## The request
Leave the pictures out. Return all other data exactly.

--- Data for the task ---

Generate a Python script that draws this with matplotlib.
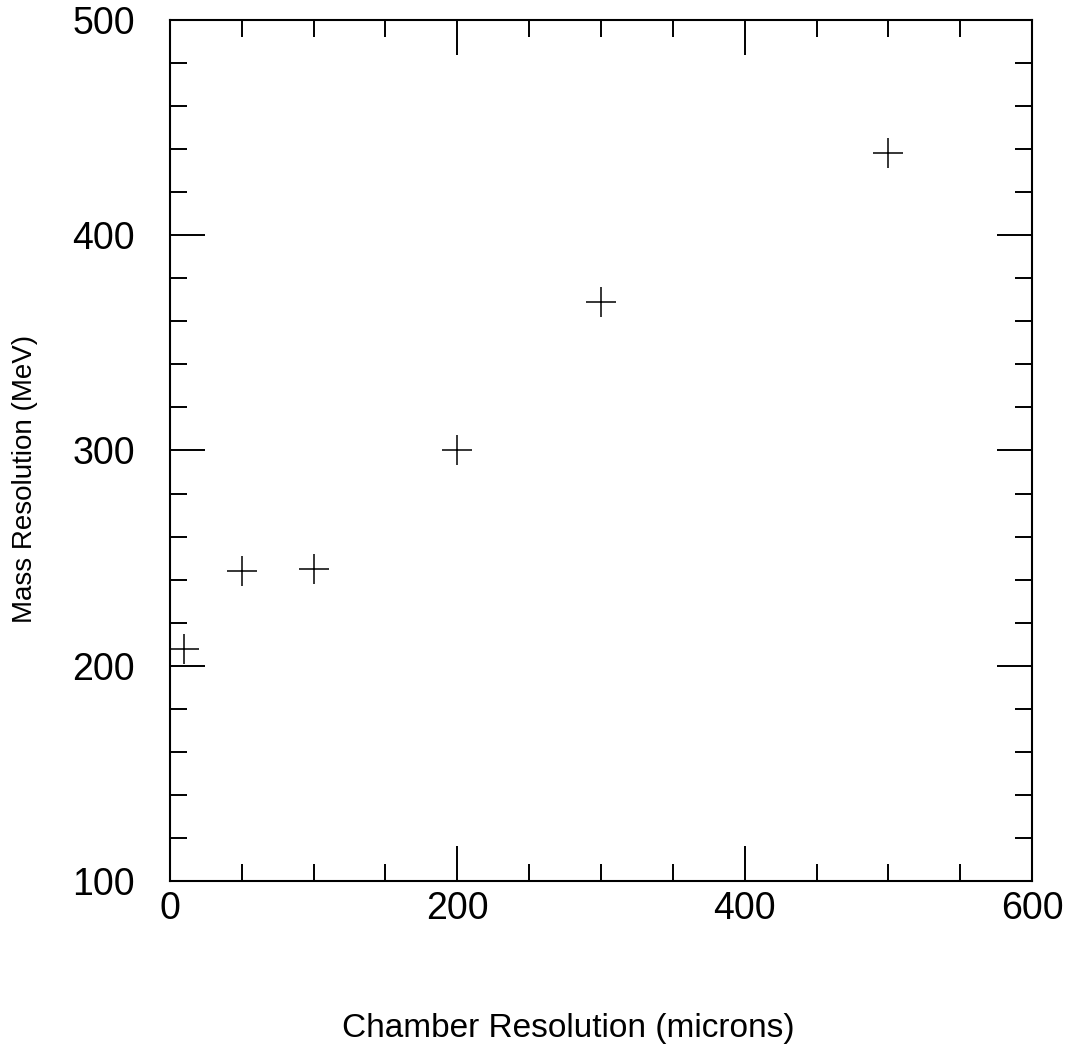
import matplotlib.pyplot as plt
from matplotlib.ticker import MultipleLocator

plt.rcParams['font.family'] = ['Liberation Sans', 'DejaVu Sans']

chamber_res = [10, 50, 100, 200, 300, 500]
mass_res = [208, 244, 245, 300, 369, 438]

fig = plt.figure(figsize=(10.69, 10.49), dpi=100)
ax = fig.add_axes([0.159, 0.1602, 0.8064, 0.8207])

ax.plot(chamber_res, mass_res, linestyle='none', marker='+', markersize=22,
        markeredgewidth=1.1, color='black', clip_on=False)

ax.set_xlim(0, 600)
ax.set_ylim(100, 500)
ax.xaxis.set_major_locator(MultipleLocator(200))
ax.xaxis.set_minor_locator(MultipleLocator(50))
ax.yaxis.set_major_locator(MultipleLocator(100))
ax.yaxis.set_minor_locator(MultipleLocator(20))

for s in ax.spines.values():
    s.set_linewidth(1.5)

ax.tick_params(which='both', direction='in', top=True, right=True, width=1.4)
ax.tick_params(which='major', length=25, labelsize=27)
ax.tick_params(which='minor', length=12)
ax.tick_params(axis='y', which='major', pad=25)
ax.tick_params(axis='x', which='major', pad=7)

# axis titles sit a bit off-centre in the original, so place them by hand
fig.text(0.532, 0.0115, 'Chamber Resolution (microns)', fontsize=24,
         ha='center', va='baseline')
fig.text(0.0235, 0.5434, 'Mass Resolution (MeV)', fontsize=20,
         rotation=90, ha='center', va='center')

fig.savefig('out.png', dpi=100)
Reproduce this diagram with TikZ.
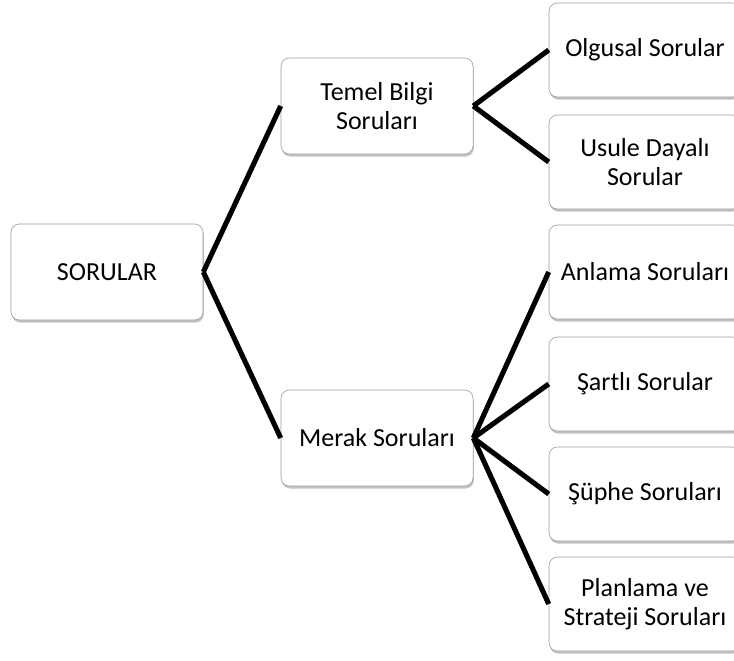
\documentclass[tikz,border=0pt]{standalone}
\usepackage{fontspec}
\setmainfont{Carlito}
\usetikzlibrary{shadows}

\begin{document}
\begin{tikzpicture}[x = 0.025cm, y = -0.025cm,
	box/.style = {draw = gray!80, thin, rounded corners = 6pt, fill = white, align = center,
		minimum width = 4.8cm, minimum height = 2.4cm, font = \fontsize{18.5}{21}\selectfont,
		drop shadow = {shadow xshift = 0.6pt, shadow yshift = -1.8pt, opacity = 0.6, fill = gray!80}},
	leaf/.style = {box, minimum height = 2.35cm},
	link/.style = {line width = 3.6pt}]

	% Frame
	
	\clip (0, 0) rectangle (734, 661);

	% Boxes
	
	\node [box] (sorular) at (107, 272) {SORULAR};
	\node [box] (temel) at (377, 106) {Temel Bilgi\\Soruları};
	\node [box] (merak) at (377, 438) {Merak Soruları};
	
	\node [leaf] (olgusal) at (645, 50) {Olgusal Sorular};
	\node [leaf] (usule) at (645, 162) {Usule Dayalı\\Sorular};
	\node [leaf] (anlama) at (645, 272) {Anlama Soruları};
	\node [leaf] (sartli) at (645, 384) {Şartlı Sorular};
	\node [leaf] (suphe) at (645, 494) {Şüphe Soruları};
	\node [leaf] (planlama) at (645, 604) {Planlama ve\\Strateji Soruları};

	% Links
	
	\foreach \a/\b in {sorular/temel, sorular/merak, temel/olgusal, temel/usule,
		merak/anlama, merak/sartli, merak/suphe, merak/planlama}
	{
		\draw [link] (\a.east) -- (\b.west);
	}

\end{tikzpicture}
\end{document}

---

## Worked solution
Generate a Python script that draws this with matplotlib.
import matplotlib.pyplot as plt
from matplotlib.ticker import MultipleLocator

plt.rcParams['font.family'] = ['Liberation Sans', 'DejaVu Sans']

chamber_res = [10, 50, 100, 200, 300, 500]
mass_res = [208, 244, 245, 300, 369, 438]

fig = plt.figure(figsize=(10.69, 10.49), dpi=100)
ax = fig.add_axes([0.159, 0.1602, 0.8064, 0.8207])

ax.plot(chamber_res, mass_res, linestyle='none', marker='+', markersize=22,
        markeredgewidth=1.1, color='black', clip_on=False)

ax.set_xlim(0, 600)
ax.set_ylim(100, 500)
ax.xaxis.set_major_locator(MultipleLocator(200))
ax.xaxis.set_minor_locator(MultipleLocator(50))
ax.yaxis.set_major_locator(MultipleLocator(100))
ax.yaxis.set_minor_locator(MultipleLocator(20))

for s in ax.spines.values():
    s.set_linewidth(1.5)

ax.tick_params(which='both', direction='in', top=True, right=True, width=1.4)
ax.tick_params(which='major', length=25, labelsize=27)
ax.tick_params(which='minor', length=12)
ax.tick_params(axis='y', which='major', pad=25)
ax.tick_params(axis='x', which='major', pad=7)

# axis titles sit a bit off-centre in the original, so place them by hand
fig.text(0.532, 0.0115, 'Chamber Resolution (microns)', fontsize=24,
         ha='center', va='baseline')
fig.text(0.0235, 0.5434, 'Mass Resolution (MeV)', fontsize=20,
         rotation=90, ha='center', va='center')

fig.savefig('out.png', dpi=100)
Reproduce this diagram with TikZ.
\documentclass[tikz,border=0pt]{standalone}
\usepackage{fontspec}
\setmainfont{Carlito}
\usetikzlibrary{shadows}

\begin{document}
\begin{tikzpicture}[x = 0.025cm, y = -0.025cm,
	box/.style = {draw = gray!80, thin, rounded corners = 6pt, fill = white, align = center,
		minimum width = 4.8cm, minimum height = 2.4cm, font = \fontsize{18.5}{21}\selectfont,
		drop shadow = {shadow xshift = 0.6pt, shadow yshift = -1.8pt, opacity = 0.6, fill = gray!80}},
	leaf/.style = {box, minimum height = 2.35cm},
	link/.style = {line width = 3.6pt}]

	% Frame
	
	\clip (0, 0) rectangle (734, 661);

	% Boxes
	
	\node [box] (sorular) at (107, 272) {SORULAR};
	\node [box] (temel) at (377, 106) {Temel Bilgi\\Soruları};
	\node [box] (merak) at (377, 438) {Merak Soruları};
	
	\node [leaf] (olgusal) at (645, 50) {Olgusal Sorular};
	\node [leaf] (usule) at (645, 162) {Usule Dayalı\\Sorular};
	\node [leaf] (anlama) at (645, 272) {Anlama Soruları};
	\node [leaf] (sartli) at (645, 384) {Şartlı Sorular};
	\node [leaf] (suphe) at (645, 494) {Şüphe Soruları};
	\node [leaf] (planlama) at (645, 604) {Planlama ve\\Strateji Soruları};

	% Links
	
	\foreach \a/\b in {sorular/temel, sorular/merak, temel/olgusal, temel/usule,
		merak/anlama, merak/sartli, merak/suphe, merak/planlama}
	{
		\draw [link] (\a.east) -- (\b.west);
	}

\end{tikzpicture}
\end{document}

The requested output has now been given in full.